▸ Information shown:
________________________________________

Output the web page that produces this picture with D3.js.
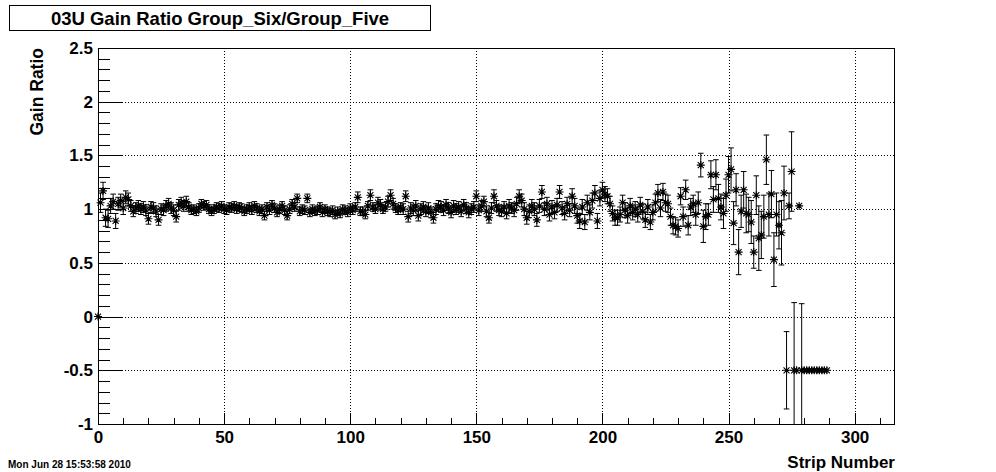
<!DOCTYPE html>
<html>
<head>
<meta charset="utf-8">
<script src="https://cdn.jsdelivr.net/npm/d3@7"></script>
<style>
  html, body { margin: 0; padding: 0; background: #fff; }
  svg { display: block; }
  text { font-family: "Liberation Sans", Arial, Helvetica, sans-serif; font-weight: bold; fill: #000; }
</style>
</head>
<body>
<svg id="chart" width="996" height="472"></svg>
<script>
// ---- data ----
const chartTitle = "03U Gain Ratio Group_Six/Group_Five";
const xLabel = "Strip Number";
const yLabel = "Gain Ratio";
const dateText = "Mon Jun 28 15:53:58 2010";
const xTicks = [0, 50, 100, 150, 200, 250, 300];
const yTicks = [-1, -0.5, 0, 0.5, 1, 1.5, 2, 2.5];

// gain ratio per strip, starting at strip 0
const ratio = [
  0,
  1.06, 1.17, 0.92, 0.91, 1.03, 1.07, 0.89, 1.05, 1.08, 1.01,
  1.11, 1.09, 1.03, 0.98, 1.01, 1.03, 1.00, 1.02, 0.99, 0.91,
  1.02, 1.01, 0.98, 0.90, 1.00, 0.99, 1.03, 1.05, 1.01, 0.99,
  0.93, 1.04, 1.06, 1.03, 1.07, 1.02, 0.99, 1.00, 0.98, 1.01,
  1.05, 1.03, 1.04, 1.00, 0.98, 1.00, 1.02, 1.01, 1.03, 1.00,
  0.99, 1.02, 1.01, 1.03, 1.00, 1.02, 1.01, 0.98, 1.00, 1.02,
  0.99, 1.03, 1.01, 0.98, 1.00, 0.94, 1.02, 0.99, 1.04, 1.01,
  0.97, 1.00, 1.03, 0.99, 0.94, 1.00, 1.05, 1.02, 1.10, 0.98,
  1.00, 0.99, 1.10, 0.97, 1.00, 0.98, 0.99, 1.02, 0.97, 1.00,
  0.98, 0.97, 0.99, 0.95, 0.98, 0.96, 1.00, 0.99, 0.97, 1.01,
  0.99, 1.02, 1.11, 0.98, 0.98, 0.95, 1.03, 1.13, 1.02, 1.00,
  1.06, 1.04, 1.00, 1.02, 1.07, 1.13, 1.05, 1.01, 0.99, 1.02,
  1.00, 1.12, 0.93, 1.01, 0.99, 1.03, 0.94, 1.00, 1.02, 0.98,
  1.01, 0.97, 0.92, 1.00, 1.03, 1.02, 0.99, 1.04, 1.01, 0.97,
  1.03, 1.00, 1.02, 0.98, 1.04, 1.01, 0.97, 1.00, 1.02, 1.12,
  0.99, 1.03, 1.07, 0.98, 0.92, 1.01, 1.12, 1.03, 0.99, 0.98,
  1.02, 0.96, 1.03, 1.01, 0.99, 1.05, 1.12, 1.08, 1.00, 0.92,
  0.98, 1.03, 1.00, 0.90, 1.03, 1.16, 1.00, 1.05, 0.95, 1.02,
  0.97, 1.04, 1.16, 1.01, 0.96, 1.05, 0.99, 1.12, 1.03, 0.94,
  0.89, 1.02, 0.88, 1.06, 0.97, 1.08, 1.15, 0.89, 1.10, 1.18,
  1.14, 1.12, 1.05, 0.96, 0.92, 0.92, 0.95, 1.06, 0.99, 0.94,
  1.03, 0.97, 1.00, 0.95, 1.04, 0.98, 0.90, 1.02, 0.88, 0.97,
  1.06, 1.15, 1.01, 1.16, 1.06, 1.05, 0.93, 0.85, 0.84, 0.82,
  1.12, 0.93, 1.18, 0.85, 1.02, 1.05, 0.95, 1.06, 1.41, 0.84,
  0.93, 0.95, 1.32, 1.09, 1.32, 1.10, 1.02, 0.96, 1.13, 1.32,
  1.37, 0.87, 1.18, 0.60, 0.98, 1.18, 0.96, 0.95, 0.88, 0.60,
  1.13, 0.73, 0.76, 0.93, 1.46, 0.95, 1.14, 0.53, 0.95, 0.85,
  0.78, 1.15, -0.5, 1.03, 1.35, -0.5, -0.5, 1.03, -0.5, -0.5,
  -0.5, -0.5, -0.5, -0.5, -0.5, -0.5, -0.5, -0.5, -0.5
];

// error on the ratio per strip, starting at strip 0
const ratioErr = [
  0,
  0.09, 0.08, 0.08, 0.08, 0.07, 0.07, 0.07, 0.06, 0.06, 0.06,
  0.06, 0.06, 0.05, 0.05, 0.05, 0.05, 0.05, 0.05, 0.05, 0.05,
  0.05, 0.05, 0.05, 0.05, 0.05, 0.05, 0.05, 0.05, 0.05, 0.05,
  0.05, 0.05, 0.05, 0.05, 0.05, 0.04, 0.04, 0.04, 0.04, 0.04,
  0.04, 0.04, 0.04, 0.04, 0.04, 0.04, 0.04, 0.04, 0.04, 0.04,
  0.04, 0.04, 0.04, 0.04, 0.04, 0.04, 0.04, 0.04, 0.04, 0.04,
  0.04, 0.04, 0.04, 0.04, 0.04, 0.04, 0.04, 0.04, 0.04, 0.04,
  0.04, 0.04, 0.04, 0.04, 0.04, 0.04, 0.04, 0.04, 0.04, 0.04,
  0.04, 0.04, 0.04, 0.04, 0.04, 0.04, 0.04, 0.04, 0.04, 0.04,
  0.04, 0.04, 0.04, 0.04, 0.04, 0.04, 0.04, 0.04, 0.04, 0.04,
  0.04, 0.04, 0.05, 0.04, 0.04, 0.04, 0.04, 0.05, 0.04, 0.04,
  0.05, 0.05, 0.04, 0.04, 0.05, 0.05, 0.05, 0.04, 0.04, 0.04,
  0.05, 0.05, 0.05, 0.05, 0.05, 0.05, 0.05, 0.05, 0.05, 0.05,
  0.05, 0.05, 0.05, 0.05, 0.05, 0.05, 0.05, 0.05, 0.05, 0.05,
  0.05, 0.05, 0.05, 0.05, 0.05, 0.05, 0.05, 0.05, 0.05, 0.05,
  0.05, 0.05, 0.05, 0.05, 0.05, 0.05, 0.06, 0.05, 0.05, 0.05,
  0.05, 0.05, 0.06, 0.05, 0.06, 0.06, 0.06, 0.06, 0.06, 0.06,
  0.06, 0.06, 0.06, 0.06, 0.06, 0.06, 0.06, 0.06, 0.06, 0.06,
  0.06, 0.06, 0.06, 0.06, 0.06, 0.06, 0.06, 0.07, 0.07, 0.07,
  0.07, 0.07, 0.07, 0.07, 0.07, 0.07, 0.07, 0.07, 0.07, 0.07,
  0.07, 0.07, 0.07, 0.07, 0.07, 0.07, 0.07, 0.07, 0.07, 0.07,
  0.07, 0.07, 0.07, 0.07, 0.07, 0.07, 0.07, 0.07, 0.07, 0.07,
  0.08, 0.08, 0.08, 0.08, 0.08, 0.08, 0.08, 0.08, 0.08, 0.08,
  0.08, 0.09, 0.09, 0.09, 0.08, 0.08, 0.10, 0.10, 0.11, 0.15,
  0.12, 0.10, 0.13, 0.12, 0.14, 0.13, 0.12, 0.14, 0.15, 0.17,
  0.20, 0.20, 0.15, 0.21, 0.15, 0.17, 0.18, 0.16, 0.20, 0.15,
  0.18, 0.30, 0.22, 0.20, 0.23, 0.20, 0.22, 0.25, 0.20, 0.22,
  0.30, 0.25, 0.36, 0.12, 0.37, 0.63, 0.00, 0.00, 0.62, 0.00,
  0.00, 0.00, 0.00, 0.00, 0.00, 0.00, 0.00, 0.00, 0.00
];

// ---- layout ----
const W = 996, H = 472;
const frame = { left: 98, right: 895, top: 48, bottom: 424 };
const svg = d3.select("#chart");

const x = d3.scaleLinear().domain([0, 316]).range([frame.left, frame.right]);
const y = d3.scaleLinear().domain([-1, 2.5]).range([frame.bottom, frame.top]);

const pts = ratio.map((v, i) => ({ strip: i, v: v, e: ratioErr[i] }));

// background
svg.append("rect").attr("width", W).attr("height", H).attr("fill", "#fff");

// clip for data
svg.append("clipPath").attr("id", "clip")
  .append("rect")
  .attr("x", frame.left).attr("y", frame.top)
  .attr("width", frame.right - frame.left).attr("height", frame.bottom - frame.top);

// ---- grid (dotted) ----
const gridG = svg.append("g").attr("stroke", "#000").attr("stroke-width", 1)
  .attr("stroke-dasharray", "1,2").attr("shape-rendering", "crispEdges");
gridG.selectAll("line.gx").data(xTicks.filter(t => t > 0)).join("line")
  .attr("x1", d => Math.round(x(d)) + 0.5).attr("x2", d => Math.round(x(d)) + 0.5)
  .attr("y1", frame.top).attr("y2", frame.bottom);
gridG.selectAll("line.gy").data(yTicks.filter(t => t > -1 && t < 2.5)).join("line")
  .attr("y1", d => Math.round(y(d)) + 0.5).attr("y2", d => Math.round(y(d)) + 0.5)
  .attr("x1", frame.left).attr("x2", frame.right);

// ---- axes ----
const xMinor = d3.range(0, 317, 10);
const yMinor = d3.range(-10, 26, 1).map(d => d / 10);
const plainFmt = d => String(d);

const xAxisMinor = d3.axisBottom(x).tickValues(xMinor).tickSizeInner(-6).tickSizeOuter(0).tickFormat("");
const xAxisMajor = d3.axisBottom(x).tickValues(xTicks).tickSizeInner(-11).tickSizeOuter(0).tickPadding(7)
  .tickFormat(plainFmt);
const yAxisMinor = d3.axisLeft(y).tickValues(yMinor).tickSizeInner(-12).tickSizeOuter(0).tickFormat("");
const yAxisMajor = d3.axisLeft(y).tickValues(yTicks).tickSizeInner(-24).tickSizeOuter(0).tickPadding(5)
  .tickFormat(plainFmt);

function styleAxis(g) {
  g.select(".domain").remove();
  g.selectAll("line").attr("stroke", "#000").attr("shape-rendering", "crispEdges");
  g.selectAll("text").attr("font-size", 17).attr("font-family", "'Liberation Sans', Arial, sans-serif")
    .attr("font-weight", "bold").attr("fill", "#000");
}
svg.append("g").attr("transform", `translate(0,${frame.bottom})`).call(xAxisMinor).call(styleAxis);
svg.append("g").attr("transform", `translate(0,${frame.bottom})`).call(xAxisMajor).call(styleAxis);
svg.append("g").attr("transform", `translate(${frame.left},0)`).call(yAxisMinor).call(styleAxis);
svg.append("g").attr("transform", `translate(${frame.left},0)`).call(yAxisMajor).call(styleAxis);

// frame
svg.append("rect")
  .attr("x", frame.left + 0.5).attr("y", frame.top + 0.5)
  .attr("width", frame.right - frame.left - 1).attr("height", frame.bottom - frame.top)
  .attr("fill", "none").attr("stroke", "#000").attr("stroke-width", 1).attr("shape-rendering", "crispEdges");

// ---- data: error bars + star markers ----
const dataG = svg.append("g").attr("clip-path", "url(#clip)")
  .attr("stroke", "#000").attr("stroke-width", 1).attr("fill", "none");

const withErr = pts.filter(d => d.e > 0);
const cap = 2.8;
const ebar = dataG.selectAll("g.eb").data(withErr).join("g");
ebar.append("line")
  .attr("x1", d => x(d.strip)).attr("x2", d => x(d.strip))
  .attr("y1", d => y(d.v + d.e)).attr("y2", d => y(d.v - d.e));
ebar.append("line")
  .attr("x1", d => x(d.strip) - cap).attr("x2", d => x(d.strip) + cap)
  .attr("y1", d => y(d.v + d.e)).attr("y2", d => y(d.v + d.e));
ebar.append("line")
  .attr("x1", d => x(d.strip) - cap).attr("x2", d => x(d.strip) + cap)
  .attr("y1", d => y(d.v - d.e)).attr("y2", d => y(d.v - d.e));

const r = 4, rd = 3;
const starPath = `M${-r},0L${r},0M0,${-r}L0,${r}M${-rd},${-rd}L${rd},${rd}M${-rd},${rd}L${rd},${-rd}`;
svg.append("g").attr("stroke", "#000").attr("stroke-width", 1.1).attr("fill", "none")
  .selectAll("path").data(pts).join("path")
  .attr("transform", d => `translate(${x(d.strip)},${y(d.v)})`)
  .attr("d", starPath);

// ---- texts ----
// title box
svg.append("rect").attr("x", 9.5).attr("y", 5.5).attr("width", 421).attr("height", 25)
  .attr("fill", "#fff").attr("stroke", "#000").attr("stroke-width", 1).attr("shape-rendering", "crispEdges");
svg.append("text").attr("x", 220).attr("y", 25).attr("text-anchor", "middle")
  .attr("font-size", 18.5).text(chartTitle);

svg.append("text").attr("transform", `translate(43,${frame.top}) rotate(-90)`)
  .attr("text-anchor", "end").attr("font-size", 17.5).text(yLabel);

svg.append("text").attr("x", frame.right).attr("y", 468).attr("text-anchor", "end")
  .attr("font-size", 17).text(xLabel);

svg.append("text").attr("x", 8).attr("y", 468).attr("font-size", 10).text(dateText);
</script>
</body>
</html>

________________________________________

▸ Task directions:
Please repeat exactly the data above from its first line to the line that contains "const yTicks = [-1, -0.5, 0, 0.5, 1, 1.5, 2, 2.5];", inclusive, and leave every picture out.

▸ Answer for this exercise:
Output the web page that produces this picture with D3.js.
<!DOCTYPE html>
<html>
<head>
<meta charset="utf-8">
<script src="https://cdn.jsdelivr.net/npm/d3@7"></script>
<style>
  html, body { margin: 0; padding: 0; background: #fff; }
  svg { display: block; }
  text { font-family: "Liberation Sans", Arial, Helvetica, sans-serif; font-weight: bold; fill: #000; }
</style>
</head>
<body>
<svg id="chart" width="996" height="472"></svg>
<script>
// ---- data ----
const chartTitle = "03U Gain Ratio Group_Six/Group_Five";
const xLabel = "Strip Number";
const yLabel = "Gain Ratio";
const dateText = "Mon Jun 28 15:53:58 2010";
const xTicks = [0, 50, 100, 150, 200, 250, 300];
const yTicks = [-1, -0.5, 0, 0.5, 1, 1.5, 2, 2.5];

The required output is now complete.